Doctors Diagnose Girl Who Sneezes 12,000 Times
Lauren Johnson, the 12-year old Virginia girl who sneezes 12,000 times a day has finally gotten an official diagnosis from her doctors. The condition is called Pediatric Neuropsychiatric Disorder Associated with Streptococcus, abbreviated as PANDAS.
PANDAS is a term that describes a subset of children who have obsessive compulsive disorder (OCD) or tic disorders such as Tourette’s syndrome. The symptoms worsen immediately following an infection from the bacteria streptococcus.
Researchers first described the condition in the American Journal of Psychiatry in 1998.
Symptoms of the condition include motor or vocal tics, obsessions, and/or compulsive behavior. Children may also become irritable, have sleep disturbances, separation anxiety and fine and gross motor changes, such as changes in handwriting. The mechanism of onset is unclear, but researchers at NIMH are pursuing a theory that it is similar to that of Rheumatic Fever, an autoimmune disorder also triggered by strep. Instead of producing antibodies to combat an incoming pathogen, the body mistakenly attacks other body functions such as certain parts of the brain, setting off abnormal movements and actions.

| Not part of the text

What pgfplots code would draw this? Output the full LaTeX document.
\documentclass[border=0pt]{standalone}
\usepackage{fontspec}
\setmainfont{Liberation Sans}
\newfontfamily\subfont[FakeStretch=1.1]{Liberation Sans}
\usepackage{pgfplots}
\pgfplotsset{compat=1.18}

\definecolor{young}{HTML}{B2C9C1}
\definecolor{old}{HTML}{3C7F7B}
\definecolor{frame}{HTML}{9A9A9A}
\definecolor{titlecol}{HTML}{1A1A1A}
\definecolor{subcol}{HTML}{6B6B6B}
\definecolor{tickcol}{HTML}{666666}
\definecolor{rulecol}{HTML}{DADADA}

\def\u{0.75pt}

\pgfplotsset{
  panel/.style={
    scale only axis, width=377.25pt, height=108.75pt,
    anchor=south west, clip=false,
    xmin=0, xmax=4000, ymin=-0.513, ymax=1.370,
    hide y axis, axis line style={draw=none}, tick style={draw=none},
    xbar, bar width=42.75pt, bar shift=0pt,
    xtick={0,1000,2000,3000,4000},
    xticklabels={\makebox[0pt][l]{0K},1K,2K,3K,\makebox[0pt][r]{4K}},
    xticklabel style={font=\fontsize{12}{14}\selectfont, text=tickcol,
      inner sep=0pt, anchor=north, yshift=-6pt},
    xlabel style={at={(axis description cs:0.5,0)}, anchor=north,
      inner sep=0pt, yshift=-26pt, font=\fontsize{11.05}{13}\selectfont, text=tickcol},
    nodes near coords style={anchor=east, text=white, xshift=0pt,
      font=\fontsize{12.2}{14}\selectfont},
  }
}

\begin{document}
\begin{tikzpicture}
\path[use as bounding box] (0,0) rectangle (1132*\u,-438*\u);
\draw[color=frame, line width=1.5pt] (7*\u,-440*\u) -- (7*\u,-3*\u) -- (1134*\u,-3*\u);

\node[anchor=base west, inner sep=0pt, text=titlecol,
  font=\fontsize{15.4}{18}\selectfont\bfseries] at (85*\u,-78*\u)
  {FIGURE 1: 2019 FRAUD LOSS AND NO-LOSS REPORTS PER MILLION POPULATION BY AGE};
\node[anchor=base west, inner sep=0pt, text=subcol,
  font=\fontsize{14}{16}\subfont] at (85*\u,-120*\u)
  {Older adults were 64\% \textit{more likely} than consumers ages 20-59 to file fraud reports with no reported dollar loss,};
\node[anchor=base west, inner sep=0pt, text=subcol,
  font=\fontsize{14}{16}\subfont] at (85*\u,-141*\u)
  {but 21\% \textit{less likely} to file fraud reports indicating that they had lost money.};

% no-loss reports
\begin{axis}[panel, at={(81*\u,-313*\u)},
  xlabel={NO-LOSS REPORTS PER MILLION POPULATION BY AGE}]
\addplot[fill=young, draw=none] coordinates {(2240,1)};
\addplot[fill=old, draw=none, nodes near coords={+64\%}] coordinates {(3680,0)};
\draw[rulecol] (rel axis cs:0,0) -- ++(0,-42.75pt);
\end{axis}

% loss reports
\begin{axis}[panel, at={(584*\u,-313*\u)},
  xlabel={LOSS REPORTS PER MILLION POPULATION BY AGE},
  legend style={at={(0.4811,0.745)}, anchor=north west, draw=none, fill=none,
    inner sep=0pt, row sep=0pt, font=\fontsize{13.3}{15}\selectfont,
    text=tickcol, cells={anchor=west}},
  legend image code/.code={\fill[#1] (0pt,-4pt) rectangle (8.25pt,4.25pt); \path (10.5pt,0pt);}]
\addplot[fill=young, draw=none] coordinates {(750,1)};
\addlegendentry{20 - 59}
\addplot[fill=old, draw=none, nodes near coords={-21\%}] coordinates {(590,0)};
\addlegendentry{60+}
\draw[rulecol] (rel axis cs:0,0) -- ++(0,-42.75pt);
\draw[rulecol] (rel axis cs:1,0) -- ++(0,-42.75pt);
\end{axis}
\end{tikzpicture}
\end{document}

The diagnosis was difficult for doctors because there is currently not a lab test for PANDAS. Physicians use a set of five clinical diagnostic criteria to make the diagnosis, which include presence of OCD or tic disorder, pediatric onset of symptoms, episodic course of symptom severity (meaning symptoms are consistent and do not come and go), association with group A Beta-hemolytic streptococcal infection (GABHS), and association with neurological abnormalities, such as motoric hyperactivity.
Treatment for children with PANDAS is the same as for other OCD or tic disorders. They benefit from cognitive behavioral therapy and anti-obsessional medications, such as an SSRI. Antibiotics may treat the bacterial infection, but are not helpful in treating the PANDAS symptoms.